Para establecer un verdadero clima de debate positivo, una atmósfera constructiva de discusión política viable, sincera y constructiva ante los retos y desafíos que esperan a los cubanos; para conceptualizar responsablemente el modelo económico dentro de los marcos de una política revolucionaria y desde la posición de defender un socialismo sostenible y próspero, no hay por qué satanizar o “acusar” a ortodoxos, heterodoxos o conversos, cuando mantienen una posición u opinión política consecuente con sus ideales y no están mintiendo o sirviendo a “fuerzas oscuras” o a poderes que no sienten verdadera preocupación por Cuba. Las verdaderas mesas redondas requieren de genuinos intercambios enriquecedores desde diferentes posiciones; ahora como nunca antes, son necesarias las contrapartidas y los diferentes ángulos de miradas y lecturas de una realidad cambiante y compleja, y debatir diferentes posiciones en un ambiente de cultura y respeto, de autenticidad y objetividad.
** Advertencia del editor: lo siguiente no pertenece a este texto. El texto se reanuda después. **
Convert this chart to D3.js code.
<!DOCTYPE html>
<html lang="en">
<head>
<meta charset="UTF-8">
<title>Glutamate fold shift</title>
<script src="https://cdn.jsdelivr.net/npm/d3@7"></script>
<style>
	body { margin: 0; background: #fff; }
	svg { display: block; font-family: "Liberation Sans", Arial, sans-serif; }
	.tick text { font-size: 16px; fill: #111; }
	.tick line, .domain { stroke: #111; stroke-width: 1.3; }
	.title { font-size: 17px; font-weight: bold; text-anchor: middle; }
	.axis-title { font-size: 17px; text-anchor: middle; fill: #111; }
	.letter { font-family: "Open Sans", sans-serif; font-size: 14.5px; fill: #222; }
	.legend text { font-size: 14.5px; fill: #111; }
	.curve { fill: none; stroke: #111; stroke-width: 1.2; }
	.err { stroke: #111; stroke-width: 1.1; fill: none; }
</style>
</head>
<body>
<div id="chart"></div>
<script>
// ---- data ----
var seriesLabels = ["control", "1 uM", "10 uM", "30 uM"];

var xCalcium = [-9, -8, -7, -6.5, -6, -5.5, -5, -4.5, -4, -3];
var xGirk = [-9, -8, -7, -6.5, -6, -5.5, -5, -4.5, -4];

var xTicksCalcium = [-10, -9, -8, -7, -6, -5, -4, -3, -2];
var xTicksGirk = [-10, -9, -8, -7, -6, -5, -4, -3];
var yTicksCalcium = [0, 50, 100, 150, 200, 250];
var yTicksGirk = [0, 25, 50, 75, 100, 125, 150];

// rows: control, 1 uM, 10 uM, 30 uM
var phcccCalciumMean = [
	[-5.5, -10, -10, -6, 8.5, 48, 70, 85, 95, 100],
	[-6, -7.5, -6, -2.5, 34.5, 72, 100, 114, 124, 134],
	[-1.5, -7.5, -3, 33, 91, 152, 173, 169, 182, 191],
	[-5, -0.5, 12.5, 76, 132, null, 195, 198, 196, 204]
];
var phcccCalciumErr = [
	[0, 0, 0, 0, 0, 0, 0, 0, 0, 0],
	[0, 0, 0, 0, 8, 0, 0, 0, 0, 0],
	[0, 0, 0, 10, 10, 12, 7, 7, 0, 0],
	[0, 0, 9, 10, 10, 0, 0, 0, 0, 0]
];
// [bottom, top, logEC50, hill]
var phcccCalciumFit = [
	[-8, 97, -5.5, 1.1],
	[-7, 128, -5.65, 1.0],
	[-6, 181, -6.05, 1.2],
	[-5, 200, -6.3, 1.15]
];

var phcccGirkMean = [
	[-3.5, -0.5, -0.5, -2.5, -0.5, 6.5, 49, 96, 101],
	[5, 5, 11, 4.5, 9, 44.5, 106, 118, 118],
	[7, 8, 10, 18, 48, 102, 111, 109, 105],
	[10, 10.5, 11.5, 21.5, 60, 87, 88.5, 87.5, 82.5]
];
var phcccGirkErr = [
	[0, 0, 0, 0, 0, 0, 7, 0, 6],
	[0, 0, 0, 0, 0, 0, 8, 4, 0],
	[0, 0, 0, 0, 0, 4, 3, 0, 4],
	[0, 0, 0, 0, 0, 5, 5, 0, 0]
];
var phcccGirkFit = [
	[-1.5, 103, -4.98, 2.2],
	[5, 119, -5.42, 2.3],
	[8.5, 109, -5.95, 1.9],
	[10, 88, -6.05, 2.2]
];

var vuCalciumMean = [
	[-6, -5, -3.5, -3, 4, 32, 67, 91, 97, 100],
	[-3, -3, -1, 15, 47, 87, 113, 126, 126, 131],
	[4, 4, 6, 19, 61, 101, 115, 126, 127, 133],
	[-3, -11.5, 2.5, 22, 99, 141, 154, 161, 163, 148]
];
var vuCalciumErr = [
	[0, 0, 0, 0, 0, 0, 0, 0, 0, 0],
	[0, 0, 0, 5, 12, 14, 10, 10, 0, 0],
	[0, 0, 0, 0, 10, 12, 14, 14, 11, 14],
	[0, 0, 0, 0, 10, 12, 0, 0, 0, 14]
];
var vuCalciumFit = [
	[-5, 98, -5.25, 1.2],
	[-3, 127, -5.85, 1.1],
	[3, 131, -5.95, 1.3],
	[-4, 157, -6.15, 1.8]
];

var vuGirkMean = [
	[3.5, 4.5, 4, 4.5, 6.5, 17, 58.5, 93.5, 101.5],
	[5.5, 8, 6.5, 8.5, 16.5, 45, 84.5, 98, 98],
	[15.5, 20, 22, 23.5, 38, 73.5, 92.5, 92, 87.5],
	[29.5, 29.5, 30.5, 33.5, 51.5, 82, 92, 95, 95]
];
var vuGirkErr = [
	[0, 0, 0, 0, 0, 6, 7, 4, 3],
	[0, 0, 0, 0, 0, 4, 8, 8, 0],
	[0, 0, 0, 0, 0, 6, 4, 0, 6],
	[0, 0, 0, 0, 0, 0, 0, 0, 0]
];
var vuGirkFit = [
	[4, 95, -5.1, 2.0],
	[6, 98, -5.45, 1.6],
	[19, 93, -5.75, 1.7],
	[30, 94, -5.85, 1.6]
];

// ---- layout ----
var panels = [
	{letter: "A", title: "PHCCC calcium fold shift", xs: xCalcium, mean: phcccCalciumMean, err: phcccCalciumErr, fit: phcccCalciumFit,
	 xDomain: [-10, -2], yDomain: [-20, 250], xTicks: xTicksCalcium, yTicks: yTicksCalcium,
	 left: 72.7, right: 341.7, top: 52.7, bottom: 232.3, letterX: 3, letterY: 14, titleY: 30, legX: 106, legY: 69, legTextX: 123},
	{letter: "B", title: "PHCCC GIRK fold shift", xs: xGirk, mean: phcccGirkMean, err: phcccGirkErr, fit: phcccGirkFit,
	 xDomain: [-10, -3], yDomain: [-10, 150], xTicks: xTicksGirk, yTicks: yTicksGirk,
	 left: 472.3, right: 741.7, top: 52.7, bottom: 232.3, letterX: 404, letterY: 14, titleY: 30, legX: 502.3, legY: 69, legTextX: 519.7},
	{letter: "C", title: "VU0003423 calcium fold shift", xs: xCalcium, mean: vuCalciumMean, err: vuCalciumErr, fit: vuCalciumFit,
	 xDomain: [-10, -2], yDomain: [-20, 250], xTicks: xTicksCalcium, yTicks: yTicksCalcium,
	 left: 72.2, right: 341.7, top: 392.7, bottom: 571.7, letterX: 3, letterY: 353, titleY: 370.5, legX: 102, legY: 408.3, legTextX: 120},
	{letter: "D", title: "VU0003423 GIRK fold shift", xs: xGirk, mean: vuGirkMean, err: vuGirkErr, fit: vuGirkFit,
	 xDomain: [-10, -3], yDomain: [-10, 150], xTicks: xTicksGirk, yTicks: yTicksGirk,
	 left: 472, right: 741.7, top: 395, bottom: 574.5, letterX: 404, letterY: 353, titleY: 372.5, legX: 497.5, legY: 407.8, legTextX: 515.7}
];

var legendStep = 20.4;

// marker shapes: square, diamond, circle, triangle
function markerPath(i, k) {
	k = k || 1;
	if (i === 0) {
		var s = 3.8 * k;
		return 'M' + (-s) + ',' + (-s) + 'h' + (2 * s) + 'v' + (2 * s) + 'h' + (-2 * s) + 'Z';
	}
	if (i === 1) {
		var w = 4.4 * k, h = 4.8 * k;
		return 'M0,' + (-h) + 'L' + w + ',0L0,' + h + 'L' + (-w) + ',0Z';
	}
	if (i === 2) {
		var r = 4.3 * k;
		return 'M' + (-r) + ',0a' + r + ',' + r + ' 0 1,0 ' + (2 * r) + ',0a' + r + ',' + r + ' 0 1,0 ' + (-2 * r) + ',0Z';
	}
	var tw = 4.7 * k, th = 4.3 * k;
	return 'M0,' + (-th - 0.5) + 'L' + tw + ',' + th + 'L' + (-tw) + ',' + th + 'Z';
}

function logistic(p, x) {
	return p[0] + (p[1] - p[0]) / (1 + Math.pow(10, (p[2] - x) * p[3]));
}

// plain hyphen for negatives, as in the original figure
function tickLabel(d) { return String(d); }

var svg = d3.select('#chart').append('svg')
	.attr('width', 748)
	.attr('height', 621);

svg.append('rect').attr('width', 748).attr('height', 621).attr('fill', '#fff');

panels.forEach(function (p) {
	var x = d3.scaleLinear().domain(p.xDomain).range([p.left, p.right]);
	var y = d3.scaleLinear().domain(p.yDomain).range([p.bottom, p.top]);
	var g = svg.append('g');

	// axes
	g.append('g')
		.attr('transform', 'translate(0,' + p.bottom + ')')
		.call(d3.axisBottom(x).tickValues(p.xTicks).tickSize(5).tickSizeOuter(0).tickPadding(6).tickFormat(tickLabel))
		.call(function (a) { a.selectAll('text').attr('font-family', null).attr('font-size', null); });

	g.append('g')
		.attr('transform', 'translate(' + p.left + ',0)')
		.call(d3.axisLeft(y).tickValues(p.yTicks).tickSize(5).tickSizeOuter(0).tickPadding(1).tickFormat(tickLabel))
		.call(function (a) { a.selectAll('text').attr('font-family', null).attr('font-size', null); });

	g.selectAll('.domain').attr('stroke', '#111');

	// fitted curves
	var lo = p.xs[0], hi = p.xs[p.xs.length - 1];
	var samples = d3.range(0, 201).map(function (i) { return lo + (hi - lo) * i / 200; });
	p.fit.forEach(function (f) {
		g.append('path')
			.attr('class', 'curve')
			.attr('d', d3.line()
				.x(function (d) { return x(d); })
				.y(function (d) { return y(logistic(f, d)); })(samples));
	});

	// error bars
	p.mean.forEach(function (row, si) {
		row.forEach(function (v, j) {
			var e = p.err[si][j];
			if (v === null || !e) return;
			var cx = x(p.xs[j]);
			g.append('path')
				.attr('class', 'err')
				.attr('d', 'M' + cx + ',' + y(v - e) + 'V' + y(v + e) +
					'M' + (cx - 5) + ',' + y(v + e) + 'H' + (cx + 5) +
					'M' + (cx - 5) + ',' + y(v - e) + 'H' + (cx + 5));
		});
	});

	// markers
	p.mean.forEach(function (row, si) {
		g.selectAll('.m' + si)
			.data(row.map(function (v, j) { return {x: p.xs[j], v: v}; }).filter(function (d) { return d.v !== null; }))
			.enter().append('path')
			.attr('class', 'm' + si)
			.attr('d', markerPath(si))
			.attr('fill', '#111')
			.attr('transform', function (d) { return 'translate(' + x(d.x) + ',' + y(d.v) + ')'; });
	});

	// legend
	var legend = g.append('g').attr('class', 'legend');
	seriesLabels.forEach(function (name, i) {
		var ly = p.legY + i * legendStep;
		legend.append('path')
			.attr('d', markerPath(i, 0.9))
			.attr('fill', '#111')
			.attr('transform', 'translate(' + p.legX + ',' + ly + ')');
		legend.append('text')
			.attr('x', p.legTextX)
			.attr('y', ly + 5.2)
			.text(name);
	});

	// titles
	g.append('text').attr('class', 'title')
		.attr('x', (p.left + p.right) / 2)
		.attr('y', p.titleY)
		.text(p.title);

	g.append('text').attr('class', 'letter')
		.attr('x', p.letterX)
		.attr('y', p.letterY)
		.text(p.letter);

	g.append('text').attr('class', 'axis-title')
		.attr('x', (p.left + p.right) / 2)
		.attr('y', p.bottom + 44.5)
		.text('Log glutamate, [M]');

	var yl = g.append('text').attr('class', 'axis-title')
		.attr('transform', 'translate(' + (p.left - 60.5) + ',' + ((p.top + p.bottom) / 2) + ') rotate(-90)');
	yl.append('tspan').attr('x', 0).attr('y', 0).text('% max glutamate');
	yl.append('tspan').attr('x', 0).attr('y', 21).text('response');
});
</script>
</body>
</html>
Nos hace falta crear mayores espacios de libertad dentro de la responsabilidad, como se han ido creando en el sector cultural. Hay que sustentar la cultura en las aulas, en los centros de trabajo, en la calle, en cualquier sitio de discusión, apegada a la sinceridad y a lo mejor de la condición humana. Lo más importante es que ortodoxos, heterodoxos y conversos no se encuentren disfrazados de lo que les conviene porque han sacado sus cuentas, y que sean capaces de argumentar con profundidad y lucidez su posición con suficiente cultura, conocimientos integrados e integrales, discernimientos razonados, intencionalidad y realismo, para que puedan revelar esencias no pocas veces ocultas en la realidad cubana de hoy, y que estas puedan emerger en la discusión, no de manera oportunista y simplista para hacer un performance en una manifestación o declaración. No hay que temerles a las diferencias de opiniones, lo que hay que rechazar es la ignorancia, madre de las desgracias, engendradora de prejuicios y provocadora de desorientaciones fatales; lo que hay que desenmascarar es la falsedad y la hipocresía. Las “máscaras políticas” de las que hablaba Félix Varela, pueden dejarnos sin respiración en esta hora decisiva.